There is no doubt that success in resolving the situation in Cyprus might perhaps alter the balance of power ahead of US midterm elections later this year, delight the Greek lobby in the US and please the EU.
Another reason is the crisis with Russia. The US is concerned by Russia’s efforts to expand its Eurasian Economic Union and its moves in Crimea. We must also not forget the role that Russia is playing regarding the situation in Syria—and Moscow could also seek to expand its presence in the Mediterranean in Cyprus. The Transatlantic Free Trade Area, planned through the unification of NAFTA and the EU, is also great important to the US at this point.

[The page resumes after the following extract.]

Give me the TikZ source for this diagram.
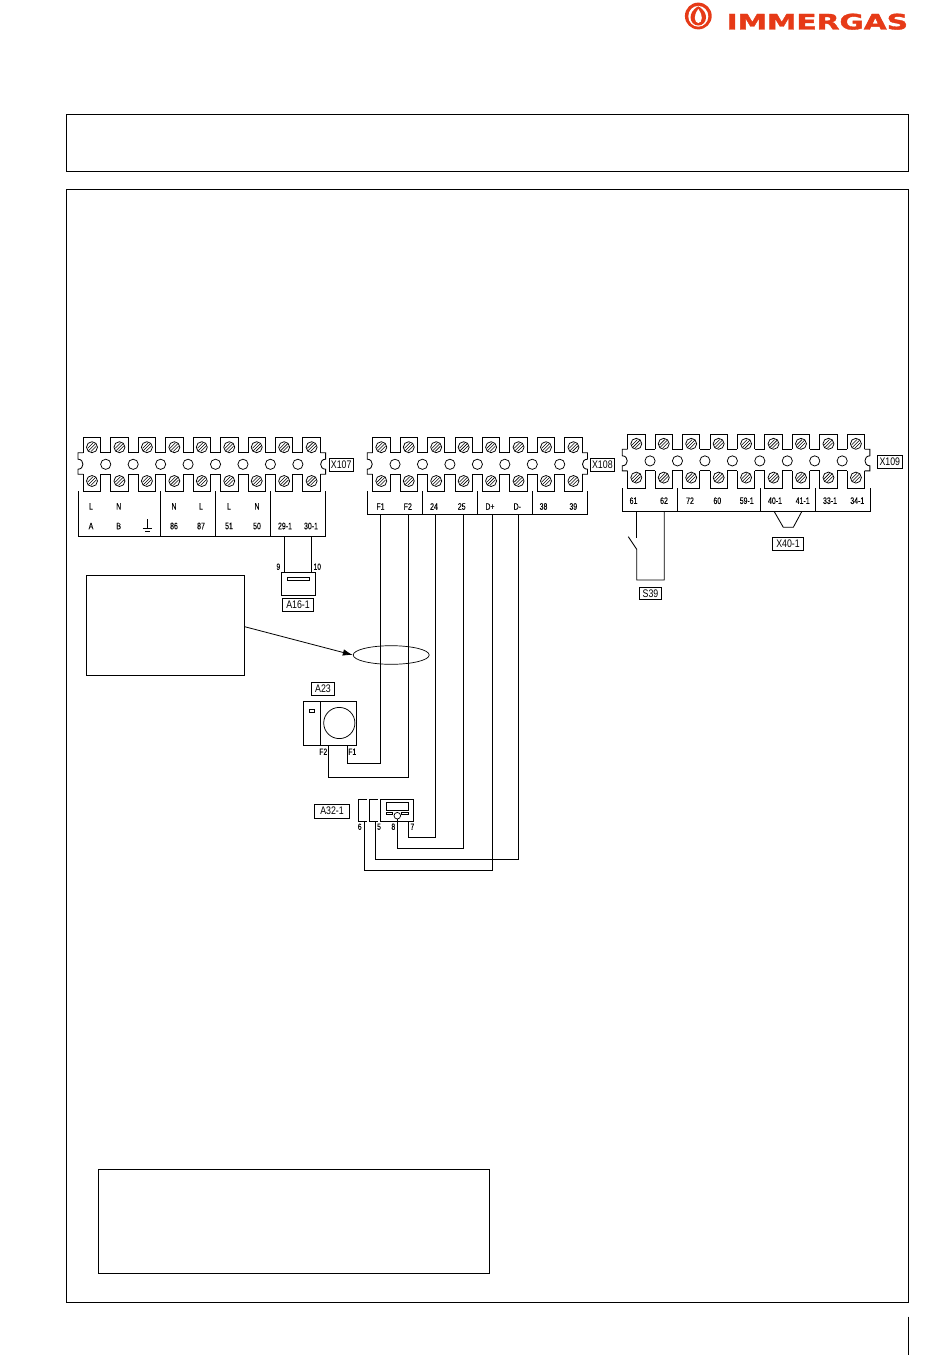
\documentclass[tikz,border=0pt]{standalone}
\usepackage{graphicx}
\usepackage{fontspec}
\usetikzlibrary{shapes.geometric,arrows.meta}
\newfontfamily\cadfont[FakeStretch=0.74,FakeBold=0.15]{Liberation Sans}
\newfontfamily\tagfont[FakeStretch=0.8]{Liberation Sans}
\newfontfamily\logofont[FakeBold=1.6]{DejaVu Sans}
\definecolor{logored}{HTML}{E63A17}
\tikzset{
  wire/.style={line width=0.85pt,line join=miter},
  frameb/.style={draw,line width=0.85pt,inner sep=0pt,minimum width=#1},
  smalltxt/.style={font=\cadfont\fontsize{9.4}{10}\selectfont,inner sep=0pt},
  pintxt/.style={font=\cadfont\fontsize{9}{10}\selectfont,inner sep=0pt},
  tagbox/.style={draw,line width=0.8pt,inner sep=0pt,font=\tagfont\fontsize{11}{12}\selectfont,minimum height=13pt},
}
% terminal block: left edge, top y, number of poles
\newcommand{\tblock}[3]{%
  \pgfmathsetmacro{\xr}{#1+28+27.45*(#3-1)}
  \draw[wire] (#1+5.3,#2+15) -- (#1,#2+15) -- (#1,#2+21.5)
     .. controls (#1+6.6,#2+21.5) and (#1+6.6,#2+31.5) .. (#1,#2+31.5)
     -- (#1,#2+36.6) -- (#1+5.3,#2+36.6);
  \draw[wire] (\xr-5.3,#2+15) -- (\xr,#2+15) -- (\xr,#2+21.5)
     .. controls (\xr-6.6,#2+21.5) and (\xr-6.6,#2+31.5) .. (\xr,#2+31.5)
     -- (\xr,#2+36.6) -- (\xr-5.3,#2+36.6);
  \pgfmathtruncatemacro{\lastk}{#3-1}
  \foreach \k in {0,...,\lastk}{
    \pgfmathsetmacro{\cx}{#1+14+27.45*\k}
    \draw[wire] (\cx-8.7,#2+15) -- (\cx-8.7,#2) -- (\cx+8.7,#2) -- (\cx+8.7,#2+15);
    \draw[wire] (\cx-8.7,#2+36.6) -- (\cx-8.7,#2+53.7) -- (\cx+8.7,#2+53.7) -- (\cx+8.7,#2+36.6);
    \ifnum\k<\lastk
      \draw[wire] (\cx+8.7,#2+15) -- (\cx+18.75,#2+15);
      \draw[wire] (\cx+8.7,#2+36.6) -- (\cx+18.75,#2+36.6);
      \draw[line width=0.75pt,fill=white] (\cx+13.72,#2+26.6) circle [radius=5.1pt];
    \fi
    \foreach \sy in {9.5,43.3}{
      \draw[line width=0.75pt,fill=white] (\cx,#2+\sy) circle [radius=5.5pt];
      \draw[line width=0.55pt] (\cx-3.7,#2+\sy+3.7) -- (\cx+3.7,#2+\sy-3.7);
      \draw[line width=0.55pt] (\cx-4.2,#2+\sy+1) -- (\cx+1,#2+\sy-4.2);
      \draw[line width=0.55pt] (\cx-1,#2+\sy+4.2) -- (\cx+4.2,#2+\sy-1);
    }
  }
}
\begin{document}
\begin{tikzpicture}[x=1pt,y=-1pt]
\useasboundingbox (0,0) rectangle (950,1369);
% logo
\fill[logored] (698.3,16) circle [radius=13.4pt];
\fill[white] (698.3,16.3) circle [x radius=10pt,y radius=10.4pt];
\fill[logored] (698.3,6.3) .. controls (692,10) and (690.6,14) .. (690.6,17.5) .. controls (690.6,22) and (694,25.5) .. (698.3,25.5) .. controls (702.6,25.5) and (706,22) .. (706,17.5) .. controls (706,14) and (704.6,10) .. (698.3,6.3) -- cycle;
\fill[white] (698.3,9) .. controls (695.5,13) and (694.8,15.5) .. (694.8,18) .. controls (694.8,21) and (696.5,23) .. (698.3,23) .. controls (700.1,23) and (701.8,21) .. (701.8,18) .. controls (701.8,15.5) and (701.1,13) .. (698.3,9) -- cycle;
\node[inner sep=0pt,text=logored] (logo) at (817.3,21.7) {\resizebox{181.5pt}{15.8pt}{\logofont\bfseries IMMERGAS}};
% page frames
\node[frameb=842pt,minimum height=57.5pt] (topframe) at (487.4,142.7) {};
\node[frameb=842pt,minimum height=1113pt] (mainframe) at (487.4,746) {};
\node[frameb=157.6pt,minimum height=100pt] (notebox) at (165.5,625.3) {};
\node[frameb=391.5pt,minimum height=104pt] (legendbox) at (294,1221) {};
\coordinate (pageA) at (908.4,1316.7);
\coordinate (pageB) at (908.4,1355);
\draw[wire] (pageA) -- (pageB);

% X107
\tblock{78}{437.7}{9}
\draw[wire] (78,491.4) -- (78,536) -- (325.7,536) -- (325.7,491.4);
\foreach \dx in {160.3,215.7,270.3} \draw[wire] (\dx,491.4) -- (\dx,536);
\foreach \px/\t in {91/L,118.7/N,174/N,201/L,229/L,257/N} \node[smalltxt] at (\px,506.3) {\t};
\foreach \px/\t in {91/A,118.7/B,174/86,201/87,229/51,257/50,285/29-1,311/30-1} \node[smalltxt] at (\px,526) {\t};
\draw[line width=0.8pt] (147.3,519) -- (147.3,528.7) (142.6,528.7) -- (152,528.7) (145,531) -- (149.6,531);
\node[tagbox,minimum width=24.6pt] (x107) at (341.2,464.8) {X107};

% X108
\tblock{367.3}{437.7}{8}
\draw[wire] (367.3,491.4) -- (367.3,514.3) -- (587.4,514.3) -- (587.4,491.4);
\foreach \dx in {422.3,477.3,532.3} \draw[wire] (\dx,491.4) -- (\dx,514.3);
\foreach \px/\t in {380.5/F1,407.8/F2,434/24,461.7/25,490/D+,517.3/D-,543.5/38,573.3/39} \node[smalltxt] at (\px,506.5) {\t};
\node[tagbox,minimum width=24.6pt] (x108) at (602.4,464.8) {X108};

% X109
\tblock{622.3}{434.3}{9}
\draw[wire] (622.3,488) -- (622.3,511.7) -- (870.7,511.7) -- (870.7,488);
\foreach \dx in {677.3,760.7,815.3} \draw[wire] (\dx,488) -- (\dx,511.7);
\foreach \px/\t in {633.5/61,664/62,690/72,717.3/60,746.7/59-1,775/40-1,802.7/41-1,830/33-1,857.3/34-1} \node[smalltxt] at (\px,500.7) {\t};
\node[tagbox,minimum width=25pt] (x109) at (889.8,461.8) {X109};

% A16-1
\node[frameb=34pt,minimum height=22.4pt] (a16) at (298,583.9) {};
\draw[wire] (287,577) rectangle (309,580);
\coordinate (t29) at (284.3,536);
\coordinate (t30) at (311,536);
\draw[wire] (t29) -- (t29 |- a16.north);
\draw[wire] (t30) -- (t30 |- a16.north);
\node[pintxt] at (278.3,566.7) {9};
\node[pintxt] at (317.3,566.7) {10};
\node[tagbox,minimum width=30.6pt] (a16tag) at (298,605) {A16-1};

% cable ring and pointer
\node[ellipse,draw,line width=0.7pt,fill=none,minimum width=76pt,minimum height=18.6pt,inner sep=0pt] (ring) at (391.2,655) {};
\draw[line width=0.8pt,-{Latex[length=10pt,width=6.5pt]}] (notebox.east |- 0,626.7) -- (ring.west);

% S39
\coordinate (t61) at (636.7,511.7);
\coordinate (t62) at (664.3,511.7);
\coordinate (s39a) at (636.7,538.3);
\coordinate (s39b) at (628.3,536.7);
\coordinate (s39c) at (636.7,549.3);
\coordinate (s39d) at (636.7,580);
\coordinate (s39e) at (664.3,580);
\draw[wire] (t61) -- (s39a);
\draw[wire] (s39b) -- (s39c) -- (s39d) -- (s39e) -- (t62);
\node[tagbox,minimum width=22pt,minimum height=12pt] (s39) at (650.5,593.7) {S39};

% X40-1 bridge
\coordinate (t40) at (774.3,511.7);
\coordinate (t41) at (801.7,511.7);
\draw[wire] (t40) -- (783.3,527.3) -- (793.3,527.3) -- (t41);
\node[tagbox,minimum width=31.4pt,minimum height=12.3pt] (x40) at (788,543.9) {X40-1};

% A23
\node[frameb=53.4pt,minimum height=43.6pt] (a23) at (330,723.5) {};
\draw[wire] (320.7,701.7) -- (320.7,745.3);
\draw[line width=0.7pt] (309.3,709.3) rectangle (314.3,712.3);
\draw[line width=0.75pt] (339.3,723) circle [radius=15.6pt];
\node[tagbox,minimum width=22.6pt,minimum height=13.4pt] (a23tag) at (323,689) {A23};
\node[pintxt] at (323.3,751.7) {F2};
\node[pintxt] at (352.3,751.7) {F1};
\coordinate (tF1) at (380.7,514.3);
\coordinate (tF2) at (408.7,514.3);
\coordinate (t24) at (435.3,514.3);
\coordinate (t25) at (463.3,514.3);
\coordinate (tDp) at (492.3,514.3);
\coordinate (tDm) at (518.3,514.3);
\coordinate (a23F1) at (347.3,745.3);
\coordinate (a23F2) at (328.3,745.3);
\draw[wire] (a23F1) |- (0,763.3 -| tF1) -- (tF1);
\draw[wire] (a23F2) |- (0,777 -| tF2) -- (tF2);

% A32-1
\node[tagbox,minimum width=35.4pt,minimum height=14.3pt] (a32tag) at (332,811.2) {A32-1};
\node[frameb=33.4pt,minimum height=21.7pt] (a32) at (397,810.2) {};
\draw[line width=0.75pt] (386,802.7) rectangle (408.7,810);
\draw[line width=0.7pt] (386,812.3) rectangle (392.7,814.3);
\draw[line width=0.7pt] (401.7,812.3) rectangle (408.7,814.3);
\draw[line width=0.7pt,fill=white] (397.3,815.7) circle [radius=3.3pt];
\draw[wire] (366.7,799.3) -- (358.3,799.3) -- (358.3,821) -- (366.7,821);
\draw[wire] (377.7,799.3) -- (369.3,799.3) -- (369.3,821) -- (377.7,821);
\node[pintxt] at (359.7,826.7) {6};
\node[pintxt] at (379,826.7) {5};
\node[pintxt] at (393.3,826.7) {8};
\node[pintxt] at (412.3,826.7) {7};
\coordinate (p7) at (408.3,821);
\coordinate (p8) at (397.3,819);
\coordinate (p5) at (375.7,821);
\coordinate (p6) at (364.3,821);
\draw[wire] (p7) |- (0,837.3 -| t24) -- (t24);
\draw[wire] (p8) |- (0,848.3 -| t25) -- (t25);
\draw[wire] (p5) |- (0,859 -| tDm) -- (tDm);
\draw[wire] (p6) |- (0,870.3 -| tDp) -- (tDp);
\end{tikzpicture}
\end{document}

The US wants Turkey to be part of this union in order to guarantee its dominance in the region. But Turkey is not an EU member-state, and the Cyprus question is one of the main obstacles to Turkish membership. Therefore, the US would like this problem to be resolved as soon as possible.
That is the position regarding the US but there are, of course, other dimensions to the Cyprus question.
While the US is pursuing these great aims, should we regard the European Convention on Human Rights (ECHR) imposing a record fine of 90 million euros on Turkey over what happened in 1974 as a blow to peace talks? What about the dozens of Turkish villages attacked by the Greek–Cypriot paramilitary group EOKA between 1963 and 1974, and the hundreds of people who were killed? What about “Bloody Christmas,” the period of unrest between Greek and Turkish Cypriots in December 1963 which saw many Turks killed? Turkey’s dereliction of duty lies in not having applied to the ECHR over these crimes against humanity. Turkey is paying the price for this neglect.
Let me remind readers that the Turkish half of Cyprus has been fighting for survival since 1963. Turkey has remained committed to Northern Cyprus over the past 51 years, not making even the slightest concession on the subject. Not even the prospect of EU membership—which is so important to Turkey—has been enough for Turkey to relinquish its commitment to Cyprus.
It would certainly be ideal for the pains of the past to be forgotten and for a union to be established with brotherhood, friendship and alliance, and for stability to be brought to the area. We have longed for this over the years. But if the US really wants a solution on Cyprus, it must forget about self-interest and develop the capacity to understand the Turkish side of the island, which has been fighting an existential battle for decades. This must be Washington’s priority if it wants to establish a meaningful, long-term influence on the island, as well as in Turkey and the rest of the Mediterranean, securing the much-needed energy pipelines to Europe.